Rz. 8

Bei der sprachlich-grammatikalischen Wortlautinterpretation fällt zunächst auf, dass der Gesetzgeber den klaren und eindeutigen Begriff "Anspruch" nicht gewählt hat, was zunächst gegen die Existenz eines subjektiv-öffentlichen Rechts auf bestimmte Leistungen der Jugendarbeit spricht (vgl. Krug/Grüner/Dalichau, § 11 Anm. II. 1.). Stattdessen bestimmt er, dass die "erforderlichen Angebote … zur Verfügung zu stellen" sind. Wer gesetzlich verpflichtet ist, "Angebote" zu unterbreiten, räumt dem Empfänger des Angebots die Möglichkeit ein, sich durch Annahme des Angebots einen Rechtsanspruch zu verschaffen (sog. Kontrahierungszwang). Dies spricht eher für einen durchsetzbaren Leistungsanspruch (Mrozynski, ZfJ 1999 S. 403, 405). Gegen den Charakter des § 11 Abs. 1 Satz 1 als Anspruchsnorm lässt sich nicht anführen, dass der Gesetzgeber die Vorschrift im Plural gefasst hat (Mrozynski, a. a. O.; a. A. Kunkel, ZfJ 1997 S. 180).
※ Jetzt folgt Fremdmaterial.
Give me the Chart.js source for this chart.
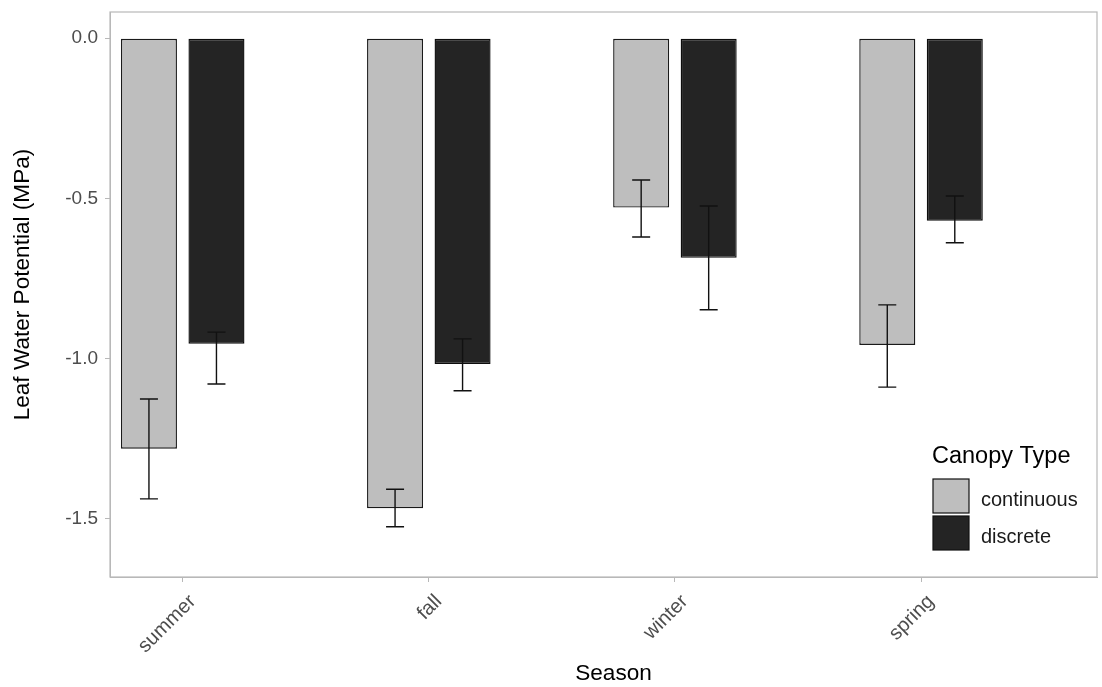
<!DOCTYPE html>
<html>
<head>
<meta charset="utf-8">
<script src="https://cdn.jsdelivr.net/npm/chart.js@4/dist/chart.umd.min.js"></script>
<style>
  html, body { margin: 0; padding: 0; background: #ffffff; }
  #wrap { width: 1102px; height: 687px; }
</style>
</head>
<body>
<div id="wrap"><canvas id="c" width="1102" height="687"></canvas></div>
<script>
// Seasons on the x axis
const seasons = ['summer', 'fall', 'winter', 'spring'];

// Mean leaf water potential (MPa) per canopy type
const continuousMean = [-1.282, -1.468, -0.529, -0.958];
const discreteMean   = [-0.954, -1.018, -0.686, -0.570];

// Error bar limits (upper / lower) per canopy type
const continuousUpper = [-1.127, -1.409, -0.443, -0.833];
const continuousLower = [-1.439, -1.526, -0.621, -1.090];
const discreteUpper   = [-0.918, -0.939, -0.524, -0.493];
const discreteLower   = [-1.080, -1.101, -0.848, -0.639];

// Y axis tick values
const yTicks = [0, -0.5, -1.0, -1.5];

const canopyLabels = ['continuous', 'discrete'];
const canopyColors = ['#bebebe', '#242424'];

const FONT = '"Liberation Sans", Arial, sans-serif';
const FRAME = '#b8b8b8';

function toPoints(values) {
  return values.map((v, i) => ({ x: i + 1, y: v }));
}

// Error bars drawn through the chart's own scales
const errorBars = {
  id: 'errorBars',
  afterDatasetsDraw(chart) {
    const ctx = chart.ctx;
    const ys = chart.scales.y;
    chart.data.datasets.forEach((ds, di) => {
      const meta = chart.getDatasetMeta(di);
      meta.data.forEach((bar, i) => {
        const yHi = ys.getPixelForValue(ds.errUpper[i]);
        const yLo = ys.getPixelForValue(ds.errLower[i]);
        const cap = 9;
        ctx.save();
        ctx.strokeStyle = '#111111';
        ctx.lineWidth = 1.4;
        ctx.beginPath();
        ctx.moveTo(bar.x, yHi); ctx.lineTo(bar.x, yLo);
        ctx.moveTo(bar.x - cap, yHi); ctx.lineTo(bar.x + cap, yHi);
        ctx.moveTo(bar.x - cap, yLo); ctx.lineTo(bar.x + cap, yLo);
        ctx.stroke();
        ctx.restore();
      });
    });
  }
};

// Panel frame, axis titles and the inset legend
const decorations = {
  id: 'decorations',
  afterDraw(chart) {
    const ctx = chart.ctx;
    const a = chart.chartArea;
    ctx.save();
    ctx.strokeStyle = FRAME;
    ctx.lineWidth = 1.2;
    ctx.strokeRect(a.left, a.top, a.right - a.left, a.bottom - a.top);

    // axis titles
    ctx.fillStyle = '#000000';
    ctx.font = '22.6px ' + FONT;
    ctx.textAlign = 'center';
    ctx.textBaseline = 'middle';
    ctx.fillText('Season', (a.left + a.right) / 2 + 10, 674);
    ctx.save();
    ctx.translate(23, (a.top + a.bottom) / 2 - 10);
    ctx.rotate(-Math.PI / 2);
    ctx.fillText('Leaf Water Potential (MPa)', 0, 0);
    ctx.restore();

    // legend
    const lx = a.right - 164;
    const ly = a.bottom - 120;
    ctx.textAlign = 'left';
    ctx.font = '23.5px ' + FONT;
    ctx.fillStyle = '#000000';
    ctx.fillText('Canopy Type', lx - 1, ly);
    ctx.font = '20px ' + FONT;
    canopyLabels.forEach((lab, i) => {
      const by = ly + 22 + i * 37;
      ctx.fillStyle = canopyColors[i];
      ctx.fillRect(lx, by, 36, 34);
      ctx.strokeStyle = '#111111';
      ctx.lineWidth = 1.2;
      ctx.strokeRect(lx, by, 36, 34);
      ctx.fillStyle = '#1a1a1a';
      ctx.fillText(lab, lx + 48, by + 21);
    });
    ctx.restore();
  }
};

new Chart(document.getElementById('c'), {
  type: 'bar',
  data: {
    datasets: [
      {
        label: canopyLabels[0],
        data: toPoints(continuousMean),
        errUpper: continuousUpper,
        errLower: continuousLower,
        backgroundColor: canopyColors[0],
        borderColor: '#1a1a1a',
        borderWidth: 1.4,
        borderSkipped: false,
        categoryPercentage: 0.5486,
        barPercentage: 0.83
      },
      {
        label: canopyLabels[1],
        data: toPoints(discreteMean),
        errUpper: discreteUpper,
        errLower: discreteLower,
        backgroundColor: canopyColors[1],
        borderColor: '#0d0d0d',
        borderWidth: 1.4,
        borderSkipped: false,
        categoryPercentage: 0.5486,
        barPercentage: 0.83
      }
    ]
  },
  options: {
    responsive: false,
    animation: false,
    layout: { padding: { top: 12, right: 5, left: 0, bottom: 0 } },
    plugins: {
      legend: { display: false },
      tooltip: { enabled: false }
    },
    scales: {
      x: {
        type: 'linear',
        min: 0.7046,
        max: 4.715,
        offset: false,
        afterBuildTicks(scale) {
          scale.ticks = seasons.map((s, i) => ({ value: i + 1 }));
        },
        afterFit(scale) {
          scale.height = 110;
          scale.paddingLeft = 0;
          scale.paddingRight = 0;
        },
        grid: {
          display: true,
          offset: false,
          drawOnChartArea: false,
          drawTicks: true,
          tickLength: 5,
          color: FRAME
        },
        border: { display: true, color: FRAME },
        ticks: {
          autoSkip: false,
          minRotation: 45,
          maxRotation: 45,
          padding: 8,
          labelOffset: 10,
          color: '#4d4d4d',
          font: { family: FONT, size: 20 },
          callback: (v) => seasons[v - 1]
        }
      },
      y: {
        min: -1.683,
        max: 0.082,
        afterBuildTicks(scale) {
          scale.ticks = yTicks.map(v => ({ value: v }));
        },
        afterFit(scale) {
          scale.width = 110;
          scale.paddingTop = 0;
          scale.paddingBottom = 0;
        },
        grid: {
          display: true,
          drawOnChartArea: false,
          drawTicks: true,
          tickLength: 5,
          color: FRAME
        },
        border: { display: true, color: FRAME },
        ticks: {
          padding: 7,
          color: '#4d4d4d',
          font: { family: FONT, size: 19 },
          callback: (v) => Number(v).toFixed(1)
        }
      }
    }
  },
  plugins: [errorBars, decorations]
});
</script>
</body>
</html>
Denn dies geschieht im Sozialrecht häufiger, ohne dass daraus auf eine anspruchsvernichtende Wirkung geschlossen wird (Mrozynski, a. a. O.). Im Übrigen verwendet das SGB VIII den Begriff des Angebots uneinheitlich (Schellhorn/Wienand, KJHG, § 11 Rz. 8). Das Wort wird einerseits als Sammelbegriff für unterschiedlich lange Maßnahmen der Jugendhilfe (kurzfristige "Veranstaltungen" sowie auf Dauer angelegte "Einrichtungen und Dienste") und andererseits als Unterbegriff von "Leistungen", d. h. von Sozialleistungen i. S. d. § 11 SGB I, verwendet (Schellhorn/Wienand, KJHG, § 11 Rz. 7). Zum Teil verknüpft der Gesetzgeber die Begriffe miteinander, wenn er z. B. in § 13 Abs. 4 Satz 1, § 14 Abs. 2 von "Leistungsangeboten" spricht, ohne dass ein sachlicher Unterschied erkennbar würde (Schellhorn/Wienand, KJHG, § 11 Rz. 8). Zudem differenziert er nicht immer genau zwischen den "Hilfen" und den "Angeboten", obwohl dies § 2 Abs. 2 ausdrücklich vorsieht (vgl. z. B. das "Angebot" sozialpädagogischer "Hilfen" in § 13 Abs. 1). Aufgrund dieser konfusen Begriffsverwendung kann der Rechtscharakter der jeweiligen Leistungsnorm nicht allein aus dem Wortlaut hergeleitet werden (so zutreffend Wienand/Schellhorn, KJHG, § 11 Rz. 9). Insgesamt bleibt festzuhalten, dass der Gesetzgeber mit der Angebotspflicht eine Konstruktion wählt, für die es im öffentlichen Recht kein Vorbild gibt (Krug/Grüner/Dalichau, SGB VIII, § 11 Anm. II. 1; Mrozynski, ZfJ 1999 S. 403, 405).